# Data segment
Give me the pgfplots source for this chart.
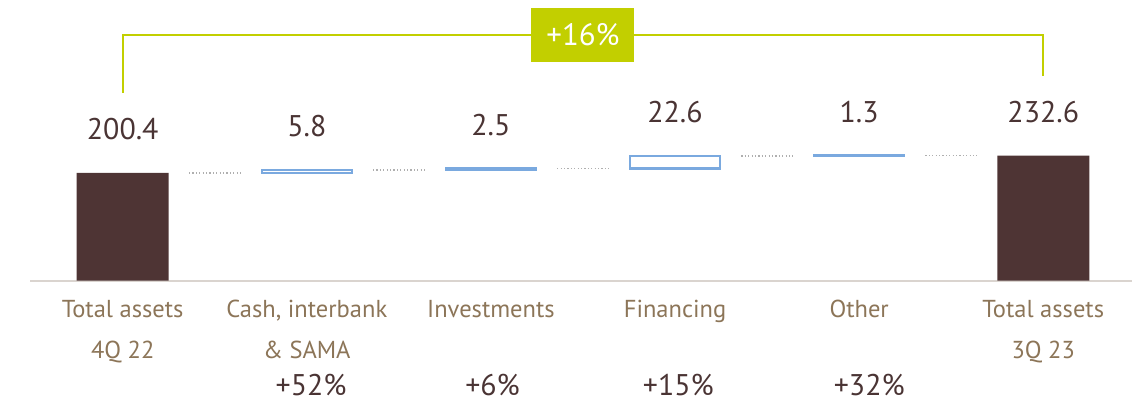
\documentclass[border=0pt]{standalone}
\usepackage{pgfplots}
\pgfplotsset{compat=1.18}
\usepackage{pgfplotstable}
\usepackage{fontspec}
\setmainfont{PT Sans}
\definecolor{barbrown}{RGB}{78,52,52}
\definecolor{valtext}{RGB}{74,52,52}
\definecolor{tanc}{RGB}{140,117,88}
\definecolor{incblue}{RGB}{122,169,223}
\definecolor{lime}{RGB}{194,207,0}
\definecolor{axisgray}{RGB}{218,212,207}
\definecolor{dotgray}{RGB}{175,175,175}

\pgfplotstableread{
x base inc
1 200.4 5.8
2 206.2 2.5
3 208.7 22.6
4 231.3 1.3
}\increments
\pgfplotstableread{
x total
0 200.4
5 232.6
}\totals
\pgfplotstableread{
x top lab
0 200.4 200.4
1 206.2 5.8
2 208.7 2.5
3 231.3 22.6
4 232.6 1.3
5 232.6 232.6
}\labels
\pgfplotstableread{
x y
0.36 200.4
0.64 200.4
nan nan
1.36 206.2
1.64 206.2
nan nan
2.36 208.7
2.64 208.7
nan nan
3.36 231.3
3.64 231.3
nan nan
4.36 232.6
4.64 232.6
}\connectors

\pgfplotsset{
  base/.style={
    scale only axis, width=551bp, height=140.35bp,
    xmin=-0.5035, xmax=5.482, ymin=0, ymax=521.7,
    clip=false,
  }
}

\begin{document}
\begin{tikzpicture}
\useasboundingbox (-15bp,-60.65bp) rectangle (551bp,140.35bp);
% floating increments (stacked)
\begin{axis}[base, ybar stacked, bar width=45bp, axis lines=none, xtick=\empty, ytick=\empty]
  \addplot[draw=none, fill=none] table[x=x, y=base] {\increments};
  \addplot[draw=incblue, fill=white, line width=1.1bp] table[x=x, y=inc] {\increments};
\end{axis}
% totals, labels, connectors
\begin{axis}[base,
    axis x line=bottom, axis y line=none,
    x axis line style={-, draw=axisgray, line width=1bp},
    ytick=\empty,
    xtick={0,1,2,3,4,5},
    major tick length=0pt,
    xticklabels={{Total assets\\4Q 22},{Cash, interbank\\\& SAMA},Investments,Financing,Other,{Total assets\\3Q 23}},
    xticklabel style={align=center, anchor=north, font=\fontsize{12.3}{20.8}\selectfont, text=tanc, inner sep=0pt, yshift=-9.5bp},
    unbounded coords=jump,
  ]
  \addplot[ybar, bar width=46bp, bar shift=0pt, fill=barbrown, draw=none] table[x=x, y=total] {\totals};
  \addplot[dotgray, line width=0.8bp, dash pattern=on 0.6bp off 1.1bp, mark=none] table[x=x, y=y] {\connectors};
  \addplot[draw=none, mark=none, nodes near coords, point meta=explicit symbolic,
    nodes near coords style={anchor=base, yshift=16.7bp, font=\fontsize{15}{18}\selectfont, text=valtext, inner sep=0pt}]
    table[x=x, y=top, meta=lab] {\labels};
  \draw[lime, line width=1bp] (axis cs:0,348.9) |- (axis cs:5,456.7) -- (axis cs:5,380.5);
  \node[fill=lime, text=white, minimum width=51.5bp, minimum height=27.35bp, inner sep=0pt,
    font=\fontsize{15.5}{18}\selectfont] at (axis cs:2.5,456.7) {+16\%};
  \node[anchor=base, text=valtext, font=\fontsize{15}{18}\selectfont, inner sep=0pt] at (axis cs:1.023,-214) {+52\%};
  \node[anchor=base, text=valtext, font=\fontsize{15}{18}\selectfont, inner sep=0pt] at (axis cs:2.009,-214) {+6\%};
  \node[anchor=base, text=valtext, font=\fontsize{15}{18}\selectfont, inner sep=0pt] at (axis cs:3.018,-214) {+15\%};
  \node[anchor=base, text=valtext, font=\fontsize{15}{18}\selectfont, inner sep=0pt] at (axis cs:4.055,-214) {+32\%};
\end{axis}
\end{tikzpicture}
\end{document}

# What the task asks
Quote the data above in full, leaving out the pictures it holds.

# The result
Give me the pgfplots source for this chart.
\documentclass[border=0pt]{standalone}
\usepackage{pgfplots}
\pgfplotsset{compat=1.18}
\usepackage{pgfplotstable}
\usepackage{fontspec}
\setmainfont{PT Sans}
\definecolor{barbrown}{RGB}{78,52,52}
\definecolor{valtext}{RGB}{74,52,52}
\definecolor{tanc}{RGB}{140,117,88}
\definecolor{incblue}{RGB}{122,169,223}
\definecolor{lime}{RGB}{194,207,0}
\definecolor{axisgray}{RGB}{218,212,207}
\definecolor{dotgray}{RGB}{175,175,175}

\pgfplotstableread{
x base inc
1 200.4 5.8
2 206.2 2.5
3 208.7 22.6
4 231.3 1.3
}\increments
\pgfplotstableread{
x total
0 200.4
5 232.6
}\totals
\pgfplotstableread{
x top lab
0 200.4 200.4
1 206.2 5.8
2 208.7 2.5
3 231.3 22.6
4 232.6 1.3
5 232.6 232.6
}\labels
\pgfplotstableread{
x y
0.36 200.4
0.64 200.4
nan nan
1.36 206.2
1.64 206.2
nan nan
2.36 208.7
2.64 208.7
nan nan
3.36 231.3
3.64 231.3
nan nan
4.36 232.6
4.64 232.6
}\connectors

\pgfplotsset{
  base/.style={
    scale only axis, width=551bp, height=140.35bp,
    xmin=-0.5035, xmax=5.482, ymin=0, ymax=521.7,
    clip=false,
  }
}

\begin{document}
\begin{tikzpicture}
\useasboundingbox (-15bp,-60.65bp) rectangle (551bp,140.35bp);
% floating increments (stacked)
\begin{axis}[base, ybar stacked, bar width=45bp, axis lines=none, xtick=\empty, ytick=\empty]
  \addplot[draw=none, fill=none] table[x=x, y=base] {\increments};
  \addplot[draw=incblue, fill=white, line width=1.1bp] table[x=x, y=inc] {\increments};
\end{axis}
% totals, labels, connectors
\begin{axis}[base,
    axis x line=bottom, axis y line=none,
    x axis line style={-, draw=axisgray, line width=1bp},
    ytick=\empty,
    xtick={0,1,2,3,4,5},
    major tick length=0pt,
    xticklabels={{Total assets\\4Q 22},{Cash, interbank\\\& SAMA},Investments,Financing,Other,{Total assets\\3Q 23}},
    xticklabel style={align=center, anchor=north, font=\fontsize{12.3}{20.8}\selectfont, text=tanc, inner sep=0pt, yshift=-9.5bp},
    unbounded coords=jump,
  ]
  \addplot[ybar, bar width=46bp, bar shift=0pt, fill=barbrown, draw=none] table[x=x, y=total] {\totals};
  \addplot[dotgray, line width=0.8bp, dash pattern=on 0.6bp off 1.1bp, mark=none] table[x=x, y=y] {\connectors};
  \addplot[draw=none, mark=none, nodes near coords, point meta=explicit symbolic,
    nodes near coords style={anchor=base, yshift=16.7bp, font=\fontsize{15}{18}\selectfont, text=valtext, inner sep=0pt}]
    table[x=x, y=top, meta=lab] {\labels};
  \draw[lime, line width=1bp] (axis cs:0,348.9) |- (axis cs:5,456.7) -- (axis cs:5,380.5);
  \node[fill=lime, text=white, minimum width=51.5bp, minimum height=27.35bp, inner sep=0pt,
    font=\fontsize{15.5}{18}\selectfont] at (axis cs:2.5,456.7) {+16\%};
  \node[anchor=base, text=valtext, font=\fontsize{15}{18}\selectfont, inner sep=0pt] at (axis cs:1.023,-214) {+52\%};
  \node[anchor=base, text=valtext, font=\fontsize{15}{18}\selectfont, inner sep=0pt] at (axis cs:2.009,-214) {+6\%};
  \node[anchor=base, text=valtext, font=\fontsize{15}{18}\selectfont, inner sep=0pt] at (axis cs:3.018,-214) {+15\%};
  \node[anchor=base, text=valtext, font=\fontsize{15}{18}\selectfont, inner sep=0pt] at (axis cs:4.055,-214) {+32\%};
\end{axis}
\end{tikzpicture}
\end{document}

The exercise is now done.